(work in progress - feedback welcome)
A Ph.D. is training for research. Research is about asking and answering interesting questions. An interesting research question is one that many in your field care about and that you have an ability to solve.
Step 1 - Course work
Your first step is to master the course work. For the first two years of your Ph.D program, it is important for you to have expertise in your coursework - not necessarily good grades, but real understanding of nuances. Most Ph.D. level classes will require you to write term papers. It is an opportunity for you to explore your first research ideas using the methodologies you learn in the classroom.
Any serious faculty member has influenced their field in a major way - their work and word matters. Taking courses also lets you develop relationships with faculty. Take any course as an opportunity to develop relationships with faculty - these are people who will stay on your resume, whether as referees on your application, co-authors, or the people who write your tenure letters.
Step 2 - Understand Literature
Your next major step is mastery of literature.
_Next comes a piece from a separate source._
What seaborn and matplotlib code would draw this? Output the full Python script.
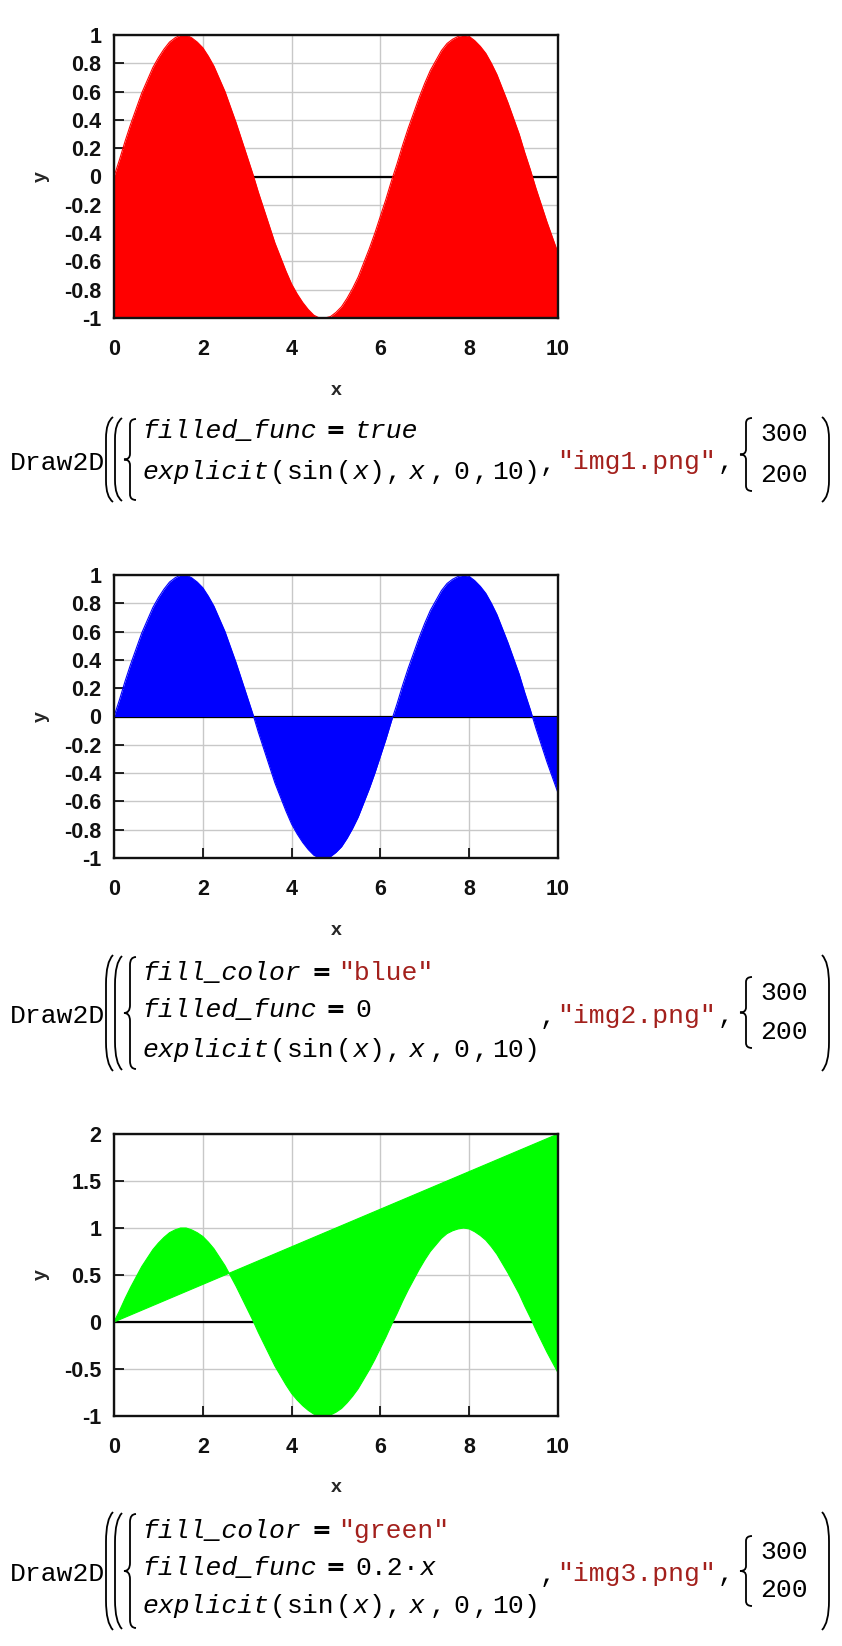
import numpy as np
import matplotlib
matplotlib.use("Agg")
import matplotlib.pyplot as plt
import seaborn as sns
from matplotlib.path import Path
from matplotlib.patches import PathPatch

# ---------------- data ----------------
x_vals = [0.0, 0.125, 0.25, 0.375, 0.5, 0.625, 0.75, 0.875, 1.0, 1.125, 1.25, 1.375,
          1.5, 1.625, 1.75, 1.875, 2.0, 2.125, 2.25, 2.375, 2.5, 2.625, 2.75, 2.875,
          3.0, 3.125, 3.25, 3.375, 3.5, 3.625, 3.75, 3.875, 4.0, 4.125, 4.25, 4.375,
          4.5, 4.625, 4.75, 4.875, 5.0, 5.125, 5.25, 5.375, 5.5, 5.625, 5.75, 5.875,
          6.0, 6.125, 6.25, 6.375, 6.5, 6.625, 6.75, 6.875, 7.0, 7.125, 7.25, 7.375,
          7.5, 7.625, 7.75, 7.875, 8.0, 8.125, 8.25, 8.375, 8.5, 8.625, 8.75, 8.875,
          9.0, 9.125, 9.25, 9.375, 9.5, 9.625, 9.75, 9.875, 10.0]
sin_vals = [0.00, 0.12, 0.25, 0.37, 0.48, 0.59, 0.68, 0.77, 0.84, 0.90, 0.95, 0.98,
            1.00, 1.00, 0.98, 0.95, 0.91, 0.85, 0.78, 0.69, 0.60, 0.49, 0.38, 0.26,
            0.14, 0.02, -0.11, -0.23, -0.35, -0.47, -0.57, -0.67, -0.76, -0.83, -0.89, -0.94,
            -0.98, -1.00, -1.00, -0.99, -0.96, -0.92, -0.86, -0.79, -0.71, -0.61, -0.51, -0.40,
            -0.28, -0.16, -0.03, 0.09, 0.22, 0.34, 0.45, 0.56, 0.66, 0.75, 0.82, 0.89,
            0.94, 0.97, 0.99, 1.00, 0.99, 0.96, 0.92, 0.87, 0.80, 0.72, 0.62, 0.52,
            0.41, 0.30, 0.17, 0.05, -0.08, -0.20, -0.32, -0.43, -0.54]
line_x = [0.0, 10.0]
line_y = [0.0, 2.0]
fill_base_1 = -1.0        # filled_func = true -> fill down to bottom
fill_base_2 = 0.0         # filled_func = 0

x_ticks = [0, 2, 4, 6, 8, 10]
x_tick_labels = ["0", "2", "4", "6", "8", "10"]
y_ticks_sin = [-1, -0.8, -0.6, -0.4, -0.2, 0, 0.2, 0.4, 0.6, 0.8, 1]
y_tick_labels_sin = ["-1", "-0.8", "-0.6", "-0.4", "-0.2", "0", "0.2", "0.4",
                     "0.6", "0.8", "1"]
y_ticks_3 = [-1, -0.5, 0, 0.5, 1, 1.5, 2]
y_tick_labels_3 = ["-1", "-0.5", "0", "0.5", "1", "1.5", "2"]

fill_colors = ["#ff0000", "#0000ff", "#00ff00"]
img_names = ['"img1.png"', '"img2.png"', '"img3.png"']
size_vals = ["300", "200"]

# ---------------- figure ----------------
sns.set_theme(style="white")
plt.rcParams["font.family"] = ["Liberation Sans", "DejaVu Sans"]

W, H = 842, 1646
fig = plt.figure(figsize=(W / 100, H / 100), dpi=100)
fig.patch.set_facecolor("white")

TICK_FONT = dict(family=["Liberation Sans", "DejaVu Sans"], weight="bold", size=15.5)


def make_axes(top, bottom, left=114, right=558):
    return fig.add_axes([left / W, 1 - bottom / H, (right - left) / W, (bottom - top) / H])


def style_axes(ax, yticks, ylabels, ylim):
    ax.set_xlim(0, 10)
    ax.set_ylim(*ylim)
    ax.set_xticks(x_ticks)
    ax.set_xticklabels(x_tick_labels, fontdict=TICK_FONT)
    ax.set_yticks(yticks)
    ax.set_yticklabels(ylabels, fontdict=TICK_FONT)
    ax.grid(True, color="#c8c8c8", lw=1.0)
    ax.set_axisbelow(True)
    ax.tick_params(axis="both", which="both", direction="in", length=7, width=1.2,
                   color="black", left=True, bottom=True, right=False, top=False,
                   labelcolor="#111111")
    ax.tick_params(axis="x", pad=15)
    ax.tick_params(axis="y", pad=9)
    for sp in ax.spines.values():
        sp.set_visible(True)
        sp.set_color("#111111")
        sp.set_linewidth(1.7)
        sp.set_zorder(5)
    ax.set_xlabel("x", fontdict=dict(family=["Liberation Sans"], weight="bold", size=14))
    ax.set_ylabel("y", fontdict=dict(family=["Liberation Sans"], weight="bold", size=14))
    ax.xaxis.set_label_coords(0.5, -0.255)
    ax.xaxis.label.set_va("center")
    ax.yaxis.set_label_coords(-0.164, 0.5)
    ax.yaxis.label.set_va("center")
    ax.axhline(0, color="black", lw=1.6, zorder=1.5)
    ax.set_facecolor("white")


# Plot 1: filled to bottom, red
ax1 = make_axes(35, 318)
style_axes(ax1, y_ticks_sin, y_tick_labels_sin, (-1, 1))
ax1.fill_between(x_vals, sin_vals, fill_base_1, color=fill_colors[0], lw=0, zorder=2)
sns.lineplot(x=x_vals, y=sin_vals, ax=ax1, color=fill_colors[0], lw=0.8, zorder=2.1)

# Plot 2: filled to 0, blue
ax2 = make_axes(575, 858)
style_axes(ax2, y_ticks_sin, y_tick_labels_sin, (-1, 1))
ax2.fill_between(x_vals, sin_vals, fill_base_2, color=fill_colors[1], lw=0, zorder=2)
sns.lineplot(x=x_vals, y=sin_vals, ax=ax2, color=fill_colors[1], lw=0.8, zorder=2.1)

# Plot 3: filled between sin and 0.2x, green
ax3 = make_axes(1134, 1416)
style_axes(ax3, y_ticks_3, y_tick_labels_3, (-1, 2))
poly_x = list(x_vals) + line_x[::-1]
poly_y = list(sin_vals) + line_y[::-1]
ax3.fill(poly_x, poly_y, color=fill_colors[2], lw=0, zorder=2)
sns.lineplot(x=x_vals, y=sin_vals, ax=ax3, color=fill_colors[2], lw=0.8, zorder=2.1)
sns.lineplot(x=line_x, y=line_y, ax=ax3, color=fill_colors[2], lw=0.8, zorder=2.1)

for ax in (ax1, ax2, ax3):
    if ax.get_legend() is not None:
        ax.get_legend().remove()

# ---------------- formula text ----------------
MONO = ["Liberation Mono", "DejaVu Sans Mono"]
FS = 19
RED = "#a3201c"


def T(px, py, s, italic=False, bold=False, color="black", size=FS, family=None):
    fig.text(px / W, 1 - py / H, s, ha="left", va="center",
             family=family if family else MONO,
             style="italic" if italic else "normal",
             weight="bold" if bold else "normal", color=color, size=size)


def EQ(px, py):
    T(px, py, "=", bold=True, size=17, family=["DejaVu Sans"])


def add_path(verts, codes, lw=1.3):
    vv = [(vx / W, 1 - vy / H) for vx, vy in verts]
    p = PathPatch(Path(vv, codes), transform=fig.transFigure, fill=False,
                  lw=lw, color="black")
    fig.add_artist(p)


def lparen(x0, x1, y0, y1):
    h = y1 - y0
    add_path([(x1, y0), (x0, y0 + 0.06 * h), (x0, y0 + 0.25 * h),
              (x0, y1 - 0.25 * h), (x0, y1 - 0.06 * h), (x1, y1)],
             [Path.MOVETO, Path.CURVE3, Path.CURVE3, Path.LINETO, Path.CURVE3, Path.CURVE3])


def rparen(x0, x1, y0, y1):
    h = y1 - y0
    add_path([(x0, y0), (x1, y0 + 0.06 * h), (x1, y0 + 0.25 * h),
              (x1, y1 - 0.25 * h), (x1, y1 - 0.06 * h), (x0, y1)],
             [Path.MOVETO, Path.CURVE3, Path.CURVE3, Path.LINETO, Path.CURVE3, Path.CURVE3])


def lbrace(x0, x1, y0, y1):
    h = y1 - y0
    xm = (x0 + x1) / 2
    ym = (y0 + y1) / 2
    d = 0.07 * h
    add_path([(x1, y0), (xm, y0), (xm, y0 + d), (xm, ym - d), (xm, ym), (x0, ym),
              (xm, ym), (xm, ym + d), (xm, y1 - d), (xm, y1), (x1, y1)],
             [Path.MOVETO, Path.CURVE3, Path.CURVE3, Path.LINETO, Path.CURVE3, Path.CURVE3,
              Path.CURVE3, Path.CURVE3, Path.LINETO, Path.CURVE3, Path.CURVE3])


def explicit_line(py):
    T(142, py, "explicit", italic=True)
    T(270, py, "(")
    T(287, py, "sin")
    T(336, py, "(")
    T(352, py, "x", italic=True)
    T(369, py, ")")
    T(386, py, ",")
    T(408, py, "x", italic=True)
    T(430, py, ",")
    T(453, py, "0")
    T(473, py, ",")
    T(492, py, "10")
    T(524, py, ")")


def block(rows, top, bottom, name, size_rows):
    mid = (top + bottom) / 2
    T(10, mid + 3, "Draw2D")
    lparen(106, 113, top, bottom)
    lparen(115, 122, top + 1, bottom - 1)
    lbrace(124, 136, top + 2, bottom - 2)
    rows()
    T(540, mid + 4, ",")
    T(557, mid + 3, name, color=RED)
    T(718, mid + 3, ",")
    lbrace(740, 752, size_rows[0] - 16, size_rows[1] + 16)
    T(760, size_rows[0], size_vals[0])
    T(760, size_rows[1], size_vals[1])
    rparen(822, 829, top, bottom)


def rows1():
    T(142, 431, "filled_func", italic=True)
    EQ(326, 431)
    T(355, 431, "true", italic=True)
    explicit_line(472)


def rows2():
    T(142, 973, "fill_color", italic=True)
    EQ(311, 973)
    T(338, 973, '"blue"', color=RED)
    T(142, 1010, "filled_func", italic=True)
    EQ(326, 1010)
    T(355, 1010, "0")
    explicit_line(1050)


def rows3():
    T(142, 1531, "fill_color", italic=True)
    EQ(311, 1531)
    T(338, 1531, '"green"', color=RED)
    T(142, 1568, "filled_func", italic=True)
    EQ(326, 1568)
    T(355, 1568, "0.2")
    T(403, 1568, "·")
    T(419, 1568, "x", italic=True)
    explicit_line(1606)


block(rows1, 417, 502, img_names[0], (434, 475))
block(rows2, 955, 1071, img_names[1], (993, 1032))
block(rows3, 1512, 1630, img_names[2], (1552, 1590))

fig.savefig("out.png", dpi=100, facecolor="white")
Every Ph.D. program seeks to achieve this goal via Ph.D. seminars. In Ph.D. seminars, you will study and present research papers. Most often, a requirement of every Ph.D. seminar is a term paper. Understanding literature exposes you to different research styles and open research questions to pursue.
In many cases, the leading researcher in a field will publish a survey paper that summarizes and categorizes existing literature, and discusses open questions.
Step 3 - Choosing a Topic
If you have never written a paper before, pick something that you are very familiar with, either the methodology or the subject matter. Your goal is not to change the world, but to get some understanding of how to define a problem, write a review of literature, set up the model, do the analysis, and most importantly how to write the paper.
Step 4 - Your first attempt
You should start writing your first paper in your second semester or by the summer of the first year. If you are like a normal Ph.D. student, you will not succeed with your first attempt at writing a publishable research paper. You may end up writing a term paper, which may not be publishable.
Your goal should be to write a paper and send it to a journal before you take your comprehensive exams at the end of your second year. Writing a full paper is often a requirement at many schools, but it is a great idea to do so regardless of formal requirements.